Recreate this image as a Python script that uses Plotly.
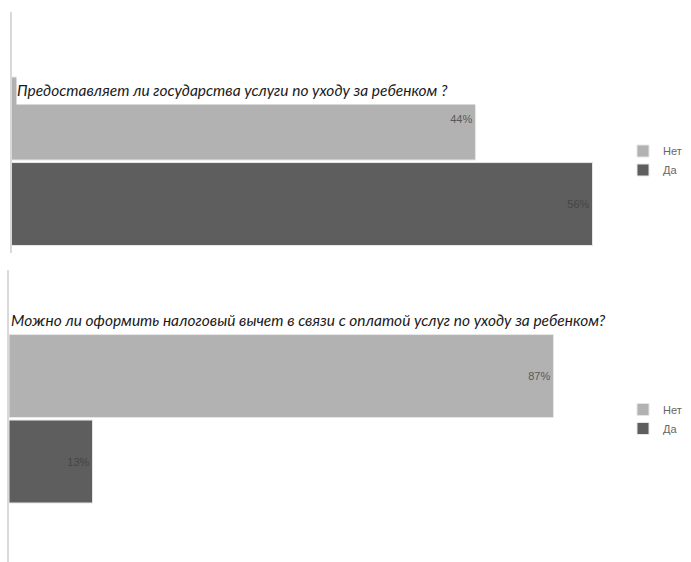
import plotly.graph_objects as go

W, H = 691, 562

questions = [
    "Предоставляет ли государства услуги по уходу за ребенком ?",
    "Можно ли оформить налоговый вычет в связи с оплатой услуг по уходу за ребенком?",
]
categories = ["Нет", "Да"]
top_values = [44.4, 55.6]
bottom_values = [86.7, 13.3]

bar_colors = {"Нет": "#b2b2b2", "Да": "#5e5e5e"}
text_colors = {"Нет": "#595959", "Да": "#454545"}

def px_x(v):
    return v / W

def px_y(v):
    return 1 - v / H

fig = go.Figure()

panels = [
    (top_values, "x", "y", "legend"),
    (bottom_values, "x2", "y2", "legend2"),
]
for vals, xa, ya, lg in panels:
    for cat, val in zip(categories, vals):
        fig.add_trace(go.Bar(
            x=[val], y=[cat], orientation="h", name=cat,
            xaxis=xa, yaxis=ya, legend=lg,
            marker=dict(color=bar_colors[cat], line=dict(color="#e6e6e6", width=1)),
            texttemplate="%{x:.0f}%", textposition="inside", insidetextanchor="end",
            textfont=dict(family="Liberation Sans Narrow, Liberation Sans, sans-serif", size=11, color=text_colors[cat]),
            hoverinfo="skip",
        ))

axis_common = dict(showgrid=False, zeroline=False, showticklabels=False, ticks="", fixedrange=True)
legend_font = dict(family="Liberation Sans Narrow, Liberation Sans, sans-serif", size=11, color="#666666")
title_font = dict(family="Lato, sans-serif", size=15.5, color="#1a1a1a")

fig.update_layout(
    width=W, height=H,
    margin=dict(l=0, r=0, t=0, b=0),
    paper_bgcolor="white", plot_bgcolor="white",
    barmode="overlay", bargap=0.03,
    xaxis=dict(domain=[px_x(11.5), px_x(638.5)], range=[0, 60], anchor="y", **axis_common),
    yaxis=dict(domain=[px_y(253), px_y(12)], range=[1.573, -1.246], type="category",
               categoryorder="array", categoryarray=categories, anchor="x",
               showline=True, linecolor="#d9d9d9", linewidth=1.5, **axis_common),
    xaxis2=dict(domain=[px_x(9), px_x(637)], range=[0, 100], anchor="y2", **axis_common),
    yaxis2=dict(domain=[px_y(562), px_y(270)], range=[2.175, -1.240], type="category",
                categoryorder="array", categoryarray=categories, anchor="x2",
                showline=True, linecolor="#d9d9d9", linewidth=1.5, **axis_common),
    legend=dict(x=px_x(623), y=px_y(160.5), xanchor="left", yanchor="middle",
                font=legend_font, itemwidth=30, traceorder="normal", bgcolor="rgba(0,0,0,0)"),
    legend2=dict(x=px_x(623), y=px_y(419), xanchor="left", yanchor="middle",
                 font=legend_font, itemwidth=30, traceorder="normal", bgcolor="rgba(0,0,0,0)"),
    annotations=[
        dict(text="<i>" + questions[0] + "</i>", xref="paper", yref="paper",
             x=px_x(16), y=px_y(89.5), xanchor="left", yanchor="middle",
             showarrow=False, align="left", width=464, height=28,
             bgcolor="white", borderpad=0, font=title_font),
        dict(text="<i>" + questions[1] + "</i>", xref="paper", yref="paper",
             x=px_x(9), y=px_y(320), xanchor="left", yanchor="middle",
             showarrow=False, align="left", font=title_font),
    ],
)

fig.write_html("out.html", config={"displayModeBar": False},
               post_script="document.body.style.margin='0';")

================================

Extract the lines exactly, please: the first line of the listing, the line with "fig = go.Figure()", and every line between them, but no pictures.

• **Answer to this task**:
Recreate this image as a Python script that uses Plotly.
import plotly.graph_objects as go

W, H = 691, 562

questions = [
    "Предоставляет ли государства услуги по уходу за ребенком ?",
    "Можно ли оформить налоговый вычет в связи с оплатой услуг по уходу за ребенком?",
]
categories = ["Нет", "Да"]
top_values = [44.4, 55.6]
bottom_values = [86.7, 13.3]

bar_colors = {"Нет": "#b2b2b2", "Да": "#5e5e5e"}
text_colors = {"Нет": "#595959", "Да": "#454545"}

def px_x(v):
    return v / W

def px_y(v):
    return 1 - v / H

fig = go.Figure()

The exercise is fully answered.